**Task prompt:**
Each line in the material below, starting at the one with "Clone this chart in seaborn and matplotlib." and ending at the one with "width=0.5, ax=ax, legend=False, saturation=1)", is to be reproduced exactly; no picture is to be copied.

(Code that draws figures)

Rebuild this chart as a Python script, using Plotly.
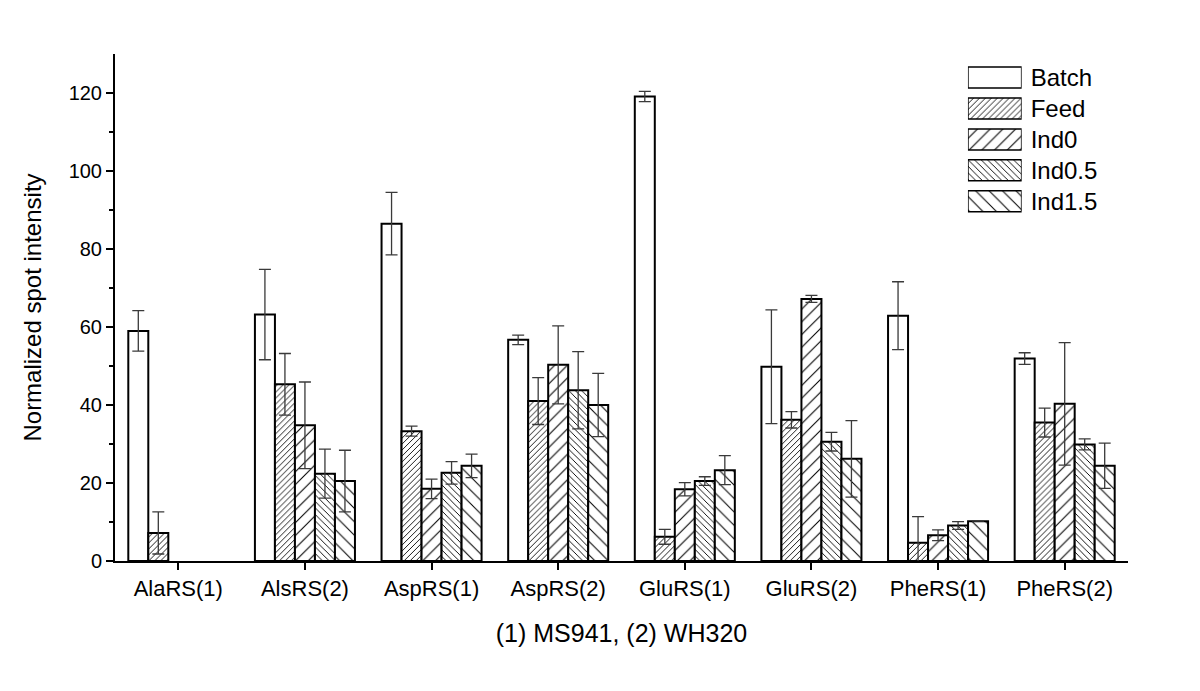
import plotly.graph_objects as go

categories = ["AlaRS(1)", "AlsRS(2)", "AspRS(1)", "AspRS(2)", "GluRS(1)", "GluRS(2)", "PheRS(1)", "PheRS(2)"]
series_names = ["Batch", "Feed", "Ind0", "Ind0.5", "Ind1.5"]

batch = [59.0, 63.2, 86.5, 56.7, 119.1, 49.8, 62.9, 51.9]
batch_err = [5.2, 11.6, 8.0, 1.2, 1.3, 14.6, 8.7, 1.5]
feed = [7.2, 45.3, 33.3, 41.0, 6.2, 36.2, 4.7, 35.5]
feed_err = [5.4, 7.9, 1.3, 6.0, 1.9, 2.1, 6.7, 3.7]
ind0 = [None, 34.8, 18.5, 50.3, 18.4, 67.2, 6.6, 40.3]
ind0_err = [0, 11.1, 2.5, 10.0, 1.7, 0.9, 1.4, 15.7]
ind05 = [None, 22.4, 22.6, 43.8, 20.5, 30.6, 9.1, 29.9]
ind05_err = [0, 6.3, 2.9, 9.9, 1.1, 2.4, 1.0, 1.4]
ind15 = [None, 20.5, 24.4, 40.0, 23.3, 26.2, 10.2, 24.4]
ind15_err = [0, 7.9, 3.0, 8.1, 3.7, 9.8, 0, 5.8]

values = [batch, feed, ind0, ind05, ind15]
errors = [batch_err, feed_err, ind0_err, ind05_err, ind15_err]
# (shape, tile size, solidity)
patterns = [("", 8, 0.2), ("/", 4.2, 0.21), ("/", 9, 0.12), ("\\", 4.6, 0.2), ("\\", 9.5, 0.11)]


def pat(p):
    shape, size, sol = p
    return dict(shape=shape, size=size, solidity=sol, fgcolor="black", bgcolor="white", fillmode="replace")


fig = go.Figure()
for name, v, e, p in zip(series_names, values, errors, patterns):
    fig.add_trace(go.Bar(
        name=name, x=categories, y=v, showlegend=False,
        error_y=dict(type="data", array=e, visible=True, color="#3a3a3a", thickness=1.3, width=6),
        marker=dict(color="white", line=dict(color="black", width=2), pattern=pat(p)),
    ))

# legend key: one box per series on a small auxiliary axis pair
for name, p in zip(series_names, patterns):
    fig.add_trace(go.Bar(
        name=name, y=[name], x=[1], orientation="h", xaxis="x2", yaxis="y2",
        showlegend=False, hoverinfo="skip", width=0.68,
        marker=dict(color="white", line=dict(color="black", width=1.5), pattern=pat(p)),
    ))

font_family = "Liberation Sans, Arial, sans-serif"
fig.update_layout(
    width=1192, height=683,
    barmode="group", bargap=0.21, bargroupgap=0,
    plot_bgcolor="rgba(0,0,0,0)", paper_bgcolor="white",
    margin=dict(l=107, r=72, t=46, b=130),
    font=dict(family=font_family, size=20, color="black"),
    showlegend=False,
    xaxis=dict(
        domain=[0, 1],
        showline=True, linecolor="black", linewidth=2, ticks="outside", ticklen=7, tickwidth=2,
        tickcolor="black", showgrid=False, zeroline=False,
        title=dict(text="(1) MS941, (2) WH320", font=dict(size=25), standoff=24),
        tickfont=dict(size=22),
    ),
    yaxis=dict(
        domain=[0, 1],
        range=[0, 130], showline=True, linecolor="black", linewidth=2, ticks="outside",
        ticklen=7, tickwidth=2, tickcolor="black", showgrid=False, zeroline=False,
        tickvals=[0, 20, 40, 60, 80, 100, 120], tickfont=dict(size=20),
        minor=dict(tickvals=[10, 30, 50, 70, 90, 110], ticks="outside", ticklen=4, tickwidth=2, tickcolor="black"),
        title=dict(text="Normalized spot intensity", font=dict(size=24), standoff=20),
    ),
    xaxis2=dict(
        domain=[0.842, 0.895], anchor="y2", range=[0, 1], visible=False, fixedrange=True,
    ),
    yaxis2=dict(
        domain=[0.679, 0.984], anchor="x2", side="right", type="category",
        autorange="reversed", showline=False, showgrid=False, zeroline=False, ticks="",
        tickfont=dict(size=24), ticklabelstandoff=8, fixedrange=True,
    ),
)

fig.write_html("out.html")
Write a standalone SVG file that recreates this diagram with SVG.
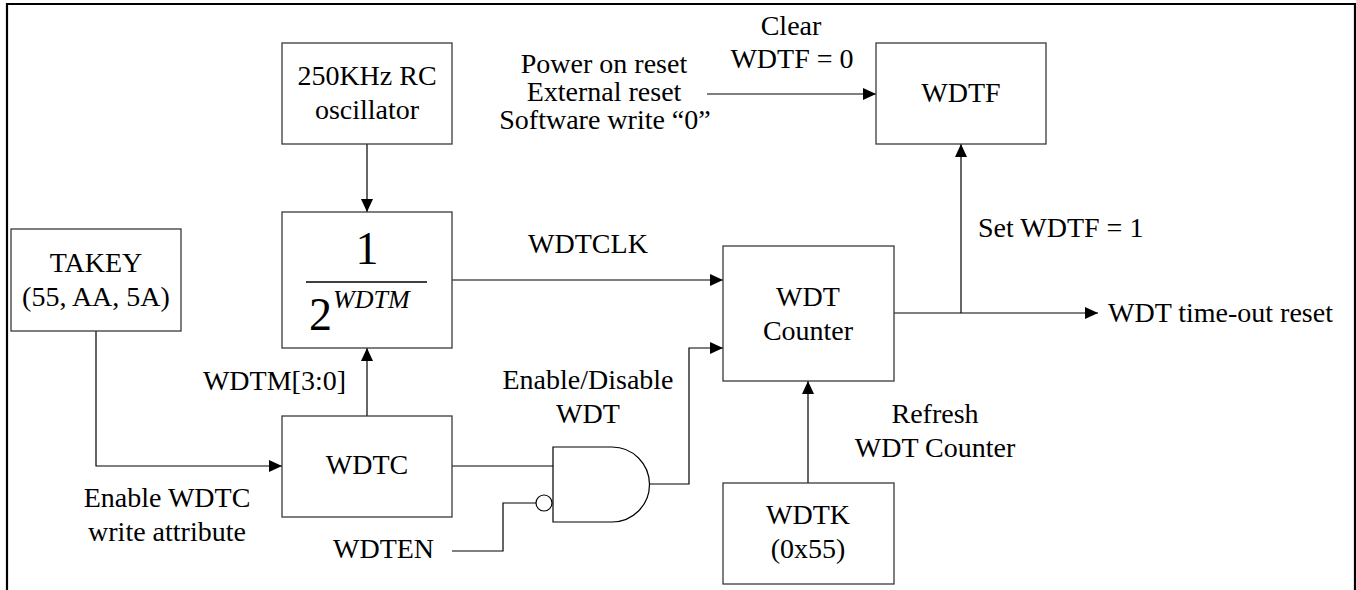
<svg xmlns="http://www.w3.org/2000/svg" width="1356" height="590" viewBox="0 0 1356 590">
<style>
.box{fill:#fff;stroke:#3a3a3a;stroke-width:1.3}
.wire{fill:none;stroke:#000;stroke-width:1.2}
.arr{marker-end:url(#ah)}
text{font-family:"Liberation Serif","Times New Roman",serif;font-size:28px;fill:#000}
.c{text-anchor:middle}
</style>
<defs>
<marker id="ah" markerUnits="userSpaceOnUse" markerWidth="13" markerHeight="12" refX="13" refY="6" orient="auto">
<path d="M0,0 L13,6 L0,12 Z" fill="#000"/>
</marker>
</defs>
<rect width="1356" height="590" fill="#fff"/>
<path d="M7,590 V4 H1355 V590" fill="none" stroke="#000" stroke-width="2.2"/>

<g id="connectors">
<path class="wire arr" d="M367,144 V212"/>
<path class="wire arr" d="M367,416 V348"/>
<path class="wire arr" d="M452,280 H723"/>
<path class="wire arr" d="M96,331 V466 H282"/>
<path class="wire" d="M452,466 H553"/>
<path class="wire" d="M452,551 H503 V503 H536"/>
<path class="wire arr" d="M650,484 H689 V348 H723"/>
<path class="wire arr" d="M808,483 V381"/>
<path class="wire arr" d="M894,313 H1098"/>
<path class="wire arr" d="M961,313 V144"/>
<path class="wire arr" d="M707,94 H876"/>
</g>

<g id="oscillator">
<rect class="box" x="282" y="43" width="170" height="101"/>
<text class="c" x="367" y="85">250KHz RC</text>
<text class="c" x="367" y="119">oscillator</text>
</g>

<g id="divider">
<rect class="box" x="282" y="212" width="170" height="136"/>
<text class="c" x="367" y="264" style="font-size:46px">1</text>
<line x1="306" y1="282" x2="427" y2="282" stroke="#000" stroke-width="1.6"/>
<text x="309" y="330" style="font-size:46px">2</text>
<text x="333" y="308" style="font-size:26px;font-style:italic">WDTM</text>
</g>

<g id="takey">
<rect class="box" x="11" y="229" width="170" height="102"/>
<text class="c" x="96" y="272">TAKEY</text>
<text class="c" x="96" y="306">(55, AA, 5A)</text>
</g>

<g id="wdtc">
<rect class="box" x="282" y="416" width="170" height="101"/>
<text class="c" x="367" y="474">WDTC</text>
</g>

<g id="and-gate">
<path d="M553,447 H612 A37.5,37.5 0 0 1 612,522 H553 Z" fill="#fff" stroke="#000" stroke-width="1.2"/>
<circle cx="544" cy="503" r="8" fill="#fff" stroke="#000" stroke-width="1.2"/>
</g>

<g id="counter">
<rect class="box" x="723" y="246" width="171" height="135"/>
<text class="c" x="808" y="306">WDT</text>
<text class="c" x="808" y="340">Counter</text>
</g>

<g id="wdtk">
<rect class="box" x="723" y="483" width="171" height="101"/>
<text class="c" x="808" y="524">WDTK</text>
<text class="c" x="808" y="558">(0x55)</text>
</g>

<g id="wdtf">
<rect class="box" x="876" y="43" width="170" height="101"/>
<text class="c" x="961" y="102">WDTF</text>
</g>

<g id="labels">
<text class="c" x="791" y="35">Clear</text>
<text class="c" x="792" y="68">WDTF = 0</text>
<text class="c" x="604" y="73">Power on reset</text>
<text class="c" x="604" y="101">External reset</text>
<text class="c" x="605" y="129">Software write “0”</text>
<text class="c" x="588" y="253">WDTCLK</text>
<text x="978" y="237">Set WDTF = 1</text>
<text x="1108" y="322">WDT time-out reset</text>
<text x="346" y="390" text-anchor="end">WDTM[3:0]</text>
<text class="c" x="588" y="389">Enable/Disable</text>
<text class="c" x="588" y="423">WDT</text>
<text class="c" x="167" y="507">Enable WDTC</text>
<text class="c" x="167" y="541">write attribute</text>
<text x="333" y="558">WDTEN</text>
<text class="c" x="935" y="423">Refresh</text>
<text class="c" x="935" y="457">WDT Counter</text>
</g>
</svg>
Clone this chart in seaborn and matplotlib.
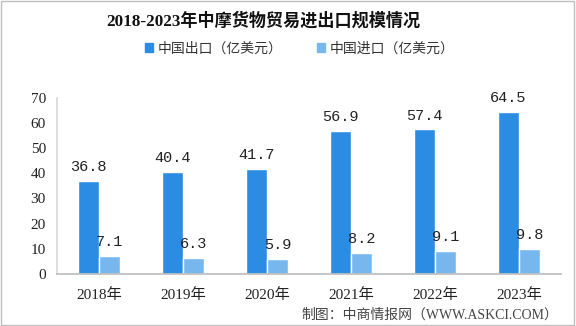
import matplotlib
matplotlib.use("Agg")
import matplotlib.pyplot as plt
import seaborn as sns
import pandas as pd
from matplotlib.patches import Rectangle

years = ["2018年", "2019年", "2020年", "2021年", "2022年", "2023年"]
exports = [36.8, 40.4, 41.7, 56.9, 57.4, 64.5]
imports = [7.1, 6.3, 5.9, 8.2, 9.1, 9.8]
series = ["中国出口（亿美元）", "中国进口（亿美元）"]
colors = ["#2B8CE3", "#78B7EE"]

df = pd.DataFrame({
    "year": years * 2,
    "value": exports + imports,
    "series": [series[0]] * len(years) + [series[1]] * len(years),
})

sns.set_theme(style="white")
plt.rcParams["font.family"] = ["Liberation Serif", "Noto Sans CJK SC", "DejaVu Sans"]

fig = plt.figure(figsize=(5.76, 3.26), dpi=100)
ax = fig.add_axes([0.099, 0.16, 0.875, 0.54])

sns.barplot(data=df, x="year", y="value", hue="series", palette=colors,
            width=0.5, ax=ax, legend=False, saturation=1)

for container in ax.containers:
    ax.bar_label(container, fmt="%.1f", padding=5, fontsize=11,
                 color="#222222", family=["Liberation Mono", "DejaVu Sans"])

ax.set_ylim(0, 70)
ax.set_yticks(range(0, 71, 10))
ax.set_xlabel("")
ax.set_ylabel("")
ax.tick_params(axis="both", length=0, labelsize=11, colors="#222222")
ax.tick_params(axis="x", pad=10)
ax.tick_params(axis="y", pad=8)
for s in ["top", "right"]:
    ax.spines[s].set_visible(False)
ax.spines["left"].set_color("#D9D9D9")
ax.spines["bottom"].set_color("#BFBFBF")

fig.text(0.457, 0.935, "2018-2023年中摩货物贸易进出口规模情况", ha="center", va="center",
         fontsize=12.3, fontweight="bold", color="#111111")

handles = [Rectangle((0, 0), 1, 1, color=c) for c in colors]
fig.legend(handles, series, loc="center", bbox_to_anchor=(0.52, 0.85), ncol=2,
           frameon=False, fontsize=10, handlelength=0.6, handleheight=0.6,
           handletextpad=0.3, columnspacing=2.5, labelcolor="#333333")

fig.text(0.97, 0.035, "制图：中商情报网（WWW.ASKCI.COM）", ha="right", va="center",
         fontsize=10, color="#444444")

fig.patches.append(Rectangle((0.002, 0.003), 0.995, 0.993, transform=fig.transFigure,
                             fill=False, edgecolor="#BFBFBF", linewidth=1))

fig.savefig("out.png", dpi=100)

**Result:**
Clone this chart in seaborn and matplotlib.
import matplotlib
matplotlib.use("Agg")
import matplotlib.pyplot as plt
import seaborn as sns
import pandas as pd
from matplotlib.patches import Rectangle

years = ["2018年", "2019年", "2020年", "2021年", "2022年", "2023年"]
exports = [36.8, 40.4, 41.7, 56.9, 57.4, 64.5]
imports = [7.1, 6.3, 5.9, 8.2, 9.1, 9.8]
series = ["中国出口（亿美元）", "中国进口（亿美元）"]
colors = ["#2B8CE3", "#78B7EE"]

df = pd.DataFrame({
    "year": years * 2,
    "value": exports + imports,
    "series": [series[0]] * len(years) + [series[1]] * len(years),
})

sns.set_theme(style="white")
plt.rcParams["font.family"] = ["Liberation Serif", "Noto Sans CJK SC", "DejaVu Sans"]

fig = plt.figure(figsize=(5.76, 3.26), dpi=100)
ax = fig.add_axes([0.099, 0.16, 0.875, 0.54])

sns.barplot(data=df, x="year", y="value", hue="series", palette=colors,
            width=0.5, ax=ax, legend=False, saturation=1)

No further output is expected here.